____ PROVIDED DATA

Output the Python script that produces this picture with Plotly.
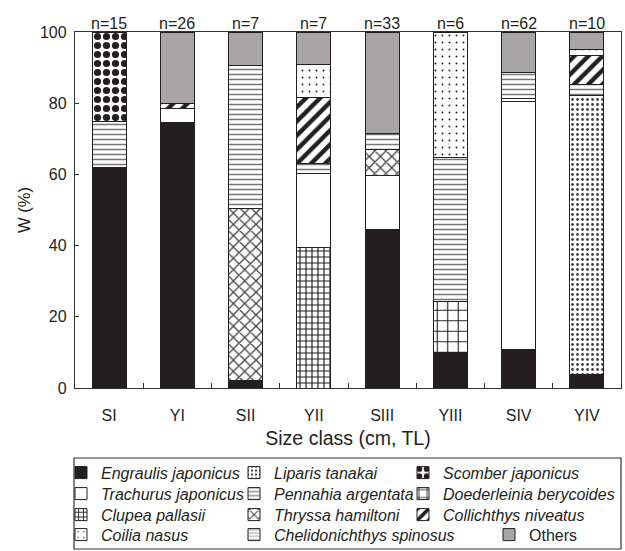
import plotly.graph_objects as go

# ---------------- data ----------------
categories = ["SI", "YI", "SII", "YII", "SIII", "YIII", "SIV", "YIV"]
n_labels = ["n=15", "n=26", "n=7", "n=7", "n=33", "n=6", "n=62", "n=10"]

engraulis = [62.0, 74.5, 2.0, None, 44.4, 10.0, 10.7, 3.7]
clupea = [None, None, None, 39.5, None, None, None, None]
liparis = [None, None, None, None, None, None, None, 78.4]
trachurus = [None, 4.0, None, 20.8, 15.4, None, 69.7, None]
doederleinia = [None, None, None, None, None, 14.3, None, None]
thryssa = [None, None, 48.3, None, 7.3, None, None, None]
chelidonichthys = [None, None, None, None, None, None, 0.9, None]
pennahia = [12.8, None, 40.2, 2.8, 4.4, 40.4, 7.3, 3.2]
collichthys = [None, 1.5, None, 18.4, None, None, None, 8.2]
scomber = [25.2, None, None, None, None, None, None, None]
coilia = [None, None, None, 9.4, None, 35.3, None, 1.7]
others = [None, 20.0, 9.5, 9.1, 28.5, None, 11.4, 4.8]

INK = "#231f20"
FONT = "Liberation Sans, Arial, sans-serif"


def pat(shape, size, solidity, fg):
    return dict(shape=shape, size=size, solidity=solidity, fgcolor=fg,
                bgcolor="white", fgopacity=1)


C1, C2, C3 = 128, 124, 190  # legend column entry widths (px)

# (name, values, color, pattern, legend id, rank, legendwidth)
series = [
    ("<i>Engraulis japonicus</i>", engraulis, INK, None, "legend", 1, C1),
    ("<i>Clupea pallasii</i>", clupea, "white", pat("+", 6, 0.35, INK), "legend3", 1, C1),
    ("<i>Liparis tanakai</i>", liparis, "white", pat(".", 5, 0.25, "#444444"), "legend", 2, C2),
    ("<i>Trachurus japonicus</i>", trachurus, "white", None, "legend2", 1, C1),
    ("<i>Doederleinia berycoides</i>", doederleinia, "white", pat("+", 10.5, 0.2, INK), "legend2", 3, C3),
    ("<i>Thryssa hamiltoni</i>", thryssa, "white", pat("x", 8, 0.3, "#444444"), "legend3", 2, C2),
    ("<i>Chelidonichthys spinosus</i>", chelidonichthys, "white", pat("-", 4, 0.2, "#777777"), "legend4", 2, 210),
    ("<i>Pennahia argentata</i>", pennahia, "white", pat("-", 5, 0.3, "#777777"), "legend2", 2, C2),
    ("<i>Collichthys niveatus</i>", collichthys, "white", pat("/", 10, 0.45, INK), "legend3", 3, C3),
    ("<i>Scomber japonicus</i>", scomber, "white", pat(".", 9, 0.5, INK), "legend", 3, C3),
    ("<i>Coilia nasus</i>", coilia, "white", pat(".", 7, 0.06, INK), "legend4", 1, C1),
    ("Others", others, "#a7a5a5", None, "legend4", 3, 80),
]

fig = go.Figure()
for name, vals, color, pattern, leg, rank, lw in series:
    marker = dict(color=color, line=dict(color=INK, width=1))
    if pattern is not None:
        marker["pattern"] = pattern
    fig.add_trace(go.Bar(
        x=categories, y=vals, name=name, marker=marker, width=0.5,
        legend=leg, legendrank=rank, legendwidth=lw,
    ))

# plot geometry (pixels) -> paper coords
W, H = 625, 551
L, R, T, B = 75, 4, 32, 163
PW, PH = W - L - R, H - T - B


def px_x(p):
    return (p - L) / PW


def px_y(p):
    return (H - B - p) / PH


row_centers = [473, 494, 515, 535]
legend_common = dict(
    orientation="h", xanchor="left", yanchor="top",
    bgcolor="rgba(0,0,0,0)", borderwidth=0,
    font=dict(family=FONT, size=16, color=INK),
    traceorder="normal", itemclick=False, itemdoubleclick=False,
)
legends = {}
for i, key in enumerate(["legend", "legend2", "legend3", "legend4"]):
    legends[key] = dict(legend_common, x=px_x(61), y=px_y(row_centers[i] - 17.3))

annotations = [
    dict(x=c, y=1, xref="x", yref="paper", text=t, showarrow=False,
         yanchor="bottom", yshift=-1.5, font=dict(family=FONT, size=16, color=INK))
    for c, t in zip(categories, n_labels)
]

fig.update_layout(
    width=W, height=H,
    margin=dict(l=L, r=R, t=T, b=B, autoexpand=False),
    barmode="stack",
    paper_bgcolor="white", plot_bgcolor="white",
    font=dict(family=FONT, size=16, color=INK),
    annotations=annotations,
    shapes=[dict(type="rect", xref="paper", yref="paper",
                 x0=px_x(74), x1=px_x(621), y0=px_y(549), y1=px_y(458),
                 line=dict(color="#333333", width=1.2), fillcolor="rgba(0,0,0,0)")],
    **legends,
)

fig.update_xaxes(
    type="category", range=[-0.5, 7.5],
    showline=True, linecolor="#333333", linewidth=1.3, mirror=True,
    ticks="inside", tickson="boundaries", ticklen=5, tickcolor="#333333",
    ticklabelstandoff=13,
    tickfont=dict(family=FONT, size=16, color=INK),
    title=dict(text="Size class (cm, TL)", font=dict(family=FONT, size=19.5, color=INK), standoff=8),
    showgrid=False, zeroline=False,
)
fig.update_yaxes(
    range=[0, 100], tickvals=[0, 20, 40, 60, 80, 100],
    showline=True, linecolor="#333333", linewidth=1.3, mirror=True,
    ticks="inside", ticklen=4, tickcolor="#333333",
    ticklabelstandoff=4,
    tickfont=dict(family=FONT, size=16, color=INK),
    title=dict(text="W (%)", font=dict(family=FONT, size=16.5, color=INK), standoff=5),
    showgrid=False, zeroline=False,
)

fig.write_html("out.html", config={"displayModeBar": False},
               post_script="document.body.style.margin='0';document.body.style.padding='0';")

________

**PROBLEM TO SOLVE**
Return the full material word for word. Do not include the pictures.

**TASK RESPONSE**
Output the Python script that produces this picture with Plotly.
import plotly.graph_objects as go

# ---------------- data ----------------
categories = ["SI", "YI", "SII", "YII", "SIII", "YIII", "SIV", "YIV"]
n_labels = ["n=15", "n=26", "n=7", "n=7", "n=33", "n=6", "n=62", "n=10"]

engraulis = [62.0, 74.5, 2.0, None, 44.4, 10.0, 10.7, 3.7]
clupea = [None, None, None, 39.5, None, None, None, None]
liparis = [None, None, None, None, None, None, None, 78.4]
trachurus = [None, 4.0, None, 20.8, 15.4, None, 69.7, None]
doederleinia = [None, None, None, None, None, 14.3, None, None]
thryssa = [None, None, 48.3, None, 7.3, None, None, None]
chelidonichthys = [None, None, None, None, None, None, 0.9, None]
pennahia = [12.8, None, 40.2, 2.8, 4.4, 40.4, 7.3, 3.2]
collichthys = [None, 1.5, None, 18.4, None, None, None, 8.2]
scomber = [25.2, None, None, None, None, None, None, None]
coilia = [None, None, None, 9.4, None, 35.3, None, 1.7]
others = [None, 20.0, 9.5, 9.1, 28.5, None, 11.4, 4.8]

INK = "#231f20"
FONT = "Liberation Sans, Arial, sans-serif"


def pat(shape, size, solidity, fg):
    return dict(shape=shape, size=size, solidity=solidity, fgcolor=fg,
                bgcolor="white", fgopacity=1)


C1, C2, C3 = 128, 124, 190  # legend column entry widths (px)

# (name, values, color, pattern, legend id, rank, legendwidth)
series = [
    ("<i>Engraulis japonicus</i>", engraulis, INK, None, "legend", 1, C1),
    ("<i>Clupea pallasii</i>", clupea, "white", pat("+", 6, 0.35, INK), "legend3", 1, C1),
    ("<i>Liparis tanakai</i>", liparis, "white", pat(".", 5, 0.25, "#444444"), "legend", 2, C2),
    ("<i>Trachurus japonicus</i>", trachurus, "white", None, "legend2", 1, C1),
    ("<i>Doederleinia berycoides</i>", doederleinia, "white", pat("+", 10.5, 0.2, INK), "legend2", 3, C3),
    ("<i>Thryssa hamiltoni</i>", thryssa, "white", pat("x", 8, 0.3, "#444444"), "legend3", 2, C2),
    ("<i>Chelidonichthys spinosus</i>", chelidonichthys, "white", pat("-", 4, 0.2, "#777777"), "legend4", 2, 210),
    ("<i>Pennahia argentata</i>", pennahia, "white", pat("-", 5, 0.3, "#777777"), "legend2", 2, C2),
    ("<i>Collichthys niveatus</i>", collichthys, "white", pat("/", 10, 0.45, INK), "legend3", 3, C3),
    ("<i>Scomber japonicus</i>", scomber, "white", pat(".", 9, 0.5, INK), "legend", 3, C3),
    ("<i>Coilia nasus</i>", coilia, "white", pat(".", 7, 0.06, INK), "legend4", 1, C1),
    ("Others", others, "#a7a5a5", None, "legend4", 3, 80),
]

fig = go.Figure()
for name, vals, color, pattern, leg, rank, lw in series:
    marker = dict(color=color, line=dict(color=INK, width=1))
    if pattern is not None:
        marker["pattern"] = pattern
    fig.add_trace(go.Bar(
        x=categories, y=vals, name=name, marker=marker, width=0.5,
        legend=leg, legendrank=rank, legendwidth=lw,
    ))

# plot geometry (pixels) -> paper coords
W, H = 625, 551
L, R, T, B = 75, 4, 32, 163
PW, PH = W - L - R, H - T - B


def px_x(p):
    return (p - L) / PW


def px_y(p):
    return (H - B - p) / PH


row_centers = [473, 494, 515, 535]
legend_common = dict(
    orientation="h", xanchor="left", yanchor="top",
    bgcolor="rgba(0,0,0,0)", borderwidth=0,
    font=dict(family=FONT, size=16, color=INK),
    traceorder="normal", itemclick=False, itemdoubleclick=False,
)
legends = {}
for i, key in enumerate(["legend", "legend2", "legend3", "legend4"]):
    legends[key] = dict(legend_common, x=px_x(61), y=px_y(row_centers[i] - 17.3))

annotations = [
    dict(x=c, y=1, xref="x", yref="paper", text=t, showarrow=False,
         yanchor="bottom", yshift=-1.5, font=dict(family=FONT, size=16, color=INK))
    for c, t in zip(categories, n_labels)
]

fig.update_layout(
    width=W, height=H,
    margin=dict(l=L, r=R, t=T, b=B, autoexpand=False),
    barmode="stack",
    paper_bgcolor="white", plot_bgcolor="white",
    font=dict(family=FONT, size=16, color=INK),
    annotations=annotations,
    shapes=[dict(type="rect", xref="paper", yref="paper",
                 x0=px_x(74), x1=px_x(621), y0=px_y(549), y1=px_y(458),
                 line=dict(color="#333333", width=1.2), fillcolor="rgba(0,0,0,0)")],
    **legends,
)

fig.update_xaxes(
    type="category", range=[-0.5, 7.5],
    showline=True, linecolor="#333333", linewidth=1.3, mirror=True,
    ticks="inside", tickson="boundaries", ticklen=5, tickcolor="#333333",
    ticklabelstandoff=13,
    tickfont=dict(family=FONT, size=16, color=INK),
    title=dict(text="Size class (cm, TL)", font=dict(family=FONT, size=19.5, color=INK), standoff=8),
    showgrid=False, zeroline=False,
)
fig.update_yaxes(
    range=[0, 100], tickvals=[0, 20, 40, 60, 80, 100],
    showline=True, linecolor="#333333", linewidth=1.3, mirror=True,
    ticks="inside", ticklen=4, tickcolor="#333333",
    ticklabelstandoff=4,
    tickfont=dict(family=FONT, size=16, color=INK),
    title=dict(text="W (%)", font=dict(family=FONT, size=16.5, color=INK), standoff=5),
    showgrid=False, zeroline=False,
)

fig.write_html("out.html", config={"displayModeBar": False},
               post_script="document.body.style.margin='0';document.body.style.padding='0';")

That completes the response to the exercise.